Paul Tanqueray: Young in the Twenties
PAST EXHIBITION ARCHIVE
8 December 2004 - 15 June 2005
This showcase display of 20 works by Paul Tanqueray celebrates the centenary of his birth on 14 January 1905 in Littlehampton, Sussex, and his forty-year career (1925-65) as one of London's leading studio portrait photographers.
Tanqueray first became interested
in the theatre and photography when he was at Tonbridge School
(1920-1923) and won the school's Photographic prize. Through
his contact with an ex-pupil of the school, the fashionable West
End studio photographer Hugh Cecil, Tanqueray began his photographic
career as one of his pupils.
Paul Tanqueray opened his first studio at 139, High Street, Kensington in 1925. He was then London's youngest photographer and in a perfect position to document an era that had become obsessed with youth and modernism.
Five years of success in Kensington led to a move the more fashionable West End of London at 8, Dover Street, near the Ritz Hotel and just off Piccadilly.

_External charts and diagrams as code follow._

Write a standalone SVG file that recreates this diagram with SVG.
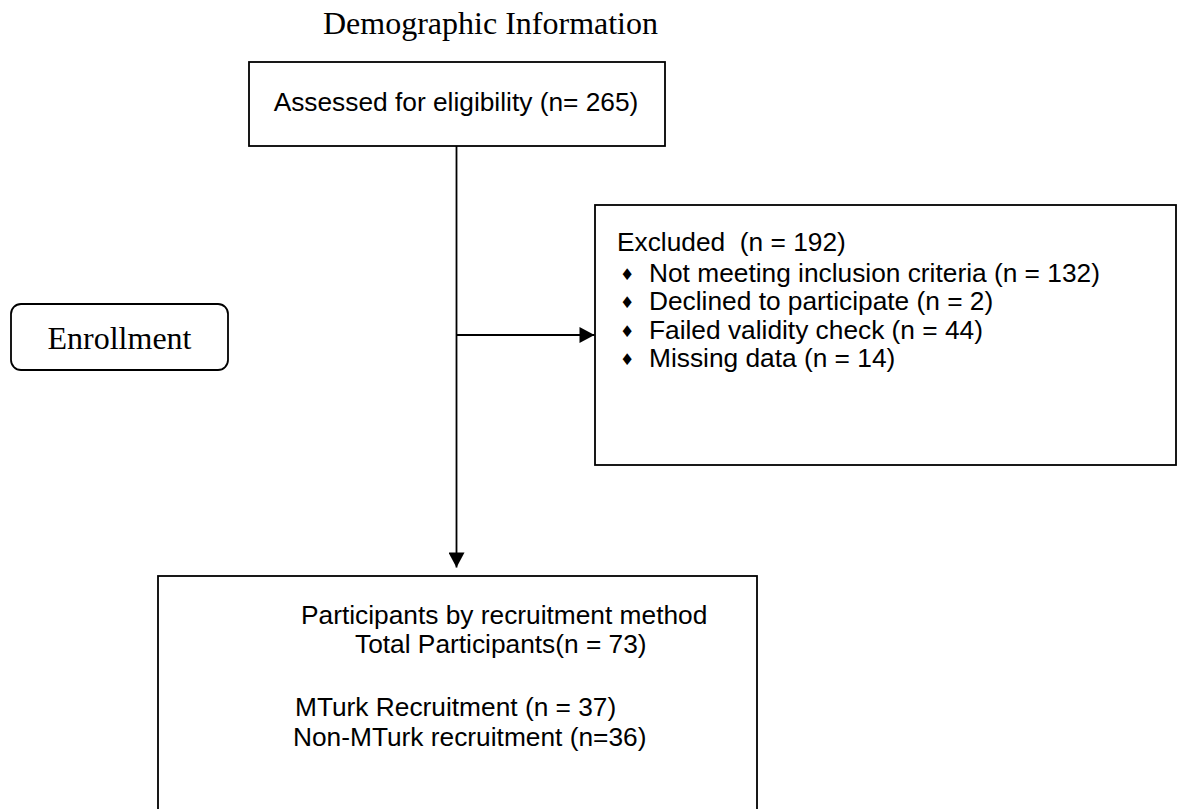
<svg xmlns="http://www.w3.org/2000/svg" width="1180" height="809" viewBox="0 0 1180 809">
  <style>
    .box { fill: #ffffff; stroke: #000000; stroke-width: 1.8; }
    .sans { font-family: "Liberation Sans", Arial, sans-serif; font-size: 26.3px; fill: #000000; }
    .serif { font-family: "Liberation Serif", "Times New Roman", serif; font-size: 32px; fill: #000000; }
    .bullet { font-family: "DejaVu Sans", sans-serif; font-size: 16px; fill: #000000; }
    .conn { fill: none; stroke: #000000; stroke-width: 1.8; }
  </style>
  <defs>
    <marker id="arrow" markerUnits="userSpaceOnUse" markerWidth="16" markerHeight="16" viewBox="0 0 15 16" refX="15" refY="8" orient="auto">
      <path d="M0,0 L15,8 L0,16 Z" fill="#000000"/>
    </marker>
  </defs>
  <rect width="1180" height="809" fill="#ffffff"/>

  <g id="title">
    <text class="serif" x="323" y="34">Demographic Information</text>
  </g>

  <g id="connectors">
    <line class="conn" x1="456.5" y1="146" x2="456.5" y2="567.5" marker-end="url(#arrow)"/>
    <line class="conn" x1="456.5" y1="335" x2="594.5" y2="335" marker-end="url(#arrow)"/>
  </g>

  <g id="assessed">
    <rect class="box" x="249" y="62" width="416" height="84"/>
    <text class="sans" x="456" y="111" text-anchor="middle">Assessed for eligibility (n= 265)</text>
  </g>

  <g id="enrollment">
    <rect class="box" x="11" y="304" width="217" height="66" rx="10" ry="10"/>
    <text class="serif" x="119.5" y="349" text-anchor="middle">Enrollment</text>
  </g>

  <g id="excluded">
    <rect class="box" x="595" y="205" width="581" height="260"/>
    <text class="sans" x="617" y="251" xml:space="preserve">Excluded  (n = 192)</text>
    <text class="bullet" x="620" y="280">♦</text>
    <text class="sans" x="649" y="282">Not meeting inclusion criteria (n = 132)</text>
    <text class="bullet" x="620" y="308">♦</text>
    <text class="sans" x="649" y="310">Declined to participate (n = 2)</text>
    <text class="bullet" x="620" y="337">♦</text>
    <text class="sans" x="649" y="339">Failed validity check (n = 44)</text>
    <text class="bullet" x="620" y="365">♦</text>
    <text class="sans" x="649" y="367">Missing data (n = 14)</text>
  </g>

  <g id="participants">
    <rect class="box" x="158" y="576" width="599" height="260"/>
    <text class="sans" x="301" y="624">Participants by recruitment method</text>
    <text class="sans" x="355" y="653">Total Participants(n = 73)</text>
    <text class="sans" x="295" y="716">MTurk Recruitment (n = 37)</text>
    <text class="sans" x="293" y="746">Non-MTurk recruitment (n=36)</text>
  </g>
</svg>
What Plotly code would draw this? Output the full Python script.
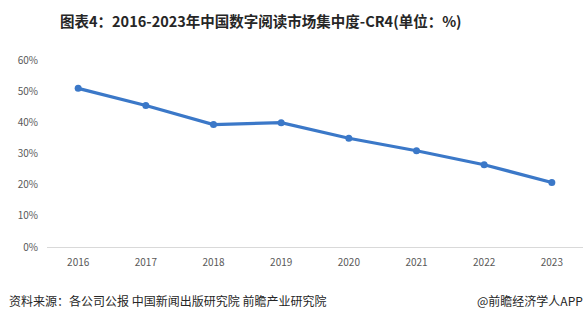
import plotly.graph_objects as go

years = ["2016", "2017", "2018", "2019", "2020", "2021", "2022", "2023"]
cr4 = [50.9, 45.4, 39.3, 39.9, 34.9, 30.9, 26.4, 20.7]
y_ticks = [0, 10, 20, 30, 40, 50, 60]
y_labels = [f"{v}%" for v in y_ticks]

title = "图表4：2016-2023年中国数字阅读市场集中度-CR4(单位：%)"
source = "资料来源：各公司公报 中国新闻出版研究院 前瞻产业研究院"
credit = "@前瞻经济学人APP"

W, H = 588, 319
fig = go.Figure()
fig.add_trace(go.Scatter(
    x=years, y=cr4, mode="lines+markers",
    line=dict(color="#3b78c8", width=3.2),
    marker=dict(color="#3b78c8", size=7),
    hoverinfo="skip", showlegend=False,
))

cjk = "Noto Sans CJK SC"
fig.update_layout(
    width=W, height=H,
    margin=dict(l=47, r=5, t=60, b=72),
    paper_bgcolor="white", plot_bgcolor="white",
    font=dict(family=cjk, color="#595959", size=10),
    xaxis=dict(
        type="category", showgrid=False, zeroline=False,
        showline=True, linecolor="#d9d9d9", linewidth=1,
        ticks="", tickfont=dict(size=10, color="#595959"),
        ticklabelstandoff=6,
    ),
    yaxis=dict(
        range=[0, 60], tickvals=y_ticks, ticktext=y_labels,
        showgrid=False, zeroline=False, showline=False,
        tickfont=dict(size=10, color="#595959"),
        ticklabelstandoff=8,
    ),
    annotations=[
        dict(text=f"<b>{title}</b>", x=261, y=H - 20, xref="paper", yref="paper",
             showarrow=False, font=dict(size=14.5, color="#262626", family=cjk),
             xanchor="center", yanchor="middle"),
        dict(text=source, x=7, y=H - 300, showarrow=False,
             font=dict(size=12, color="#262626", family=cjk),
             xanchor="left", yanchor="middle"),
        dict(text=credit, x=585, y=H - 300, showarrow=False,
             font=dict(size=12, color="#262626", family=cjk),
             xanchor="right", yanchor="middle"),
    ],
)
# convert pixel annotation positions to paper coords
pw = W - 47 - 5
ph = H - 60 - 72
for a in fig.layout.annotations:
    a.xref = "paper"; a.yref = "paper"
    a.x = (a.x - 47) / pw
    a.y = (a.y - 72) / ph

fig.write_html("out.html")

Tanqueray's photographs appeared regularly in The Sketch and The Tatler and most frequently inside and on the cover of Theatre World. His work, including his 1929 and 1933 portraits of Anna May Wong, was also selected and hung at the annual London Salon of Photography.
During the Second World War Tanqueray worked mainly with the Chelsea Civil Defence and then re-opened his studio at 30, Thurloe Place in South Kensington where he continued to take photographs until his retirement in 1965. This display also contains several works from the 1950s including his portraits of the actress, dancer and star of the Pajama Game, Elizabeth Seal, the future Lady Olivier, now Dame Joan Plowright, and stage and film actress Claire Bloom.
In 1983 Tanqueray generously donated his negative collection of celebrities to the National Portrait Gallery, which joined 67 prints previously donated in 1975. As well as this display and the photographs on the other side of this case of Anna May Wong, more works can be viewed on the Gallery's website and on the Woodward Portrait Explorer in the IT Gallery.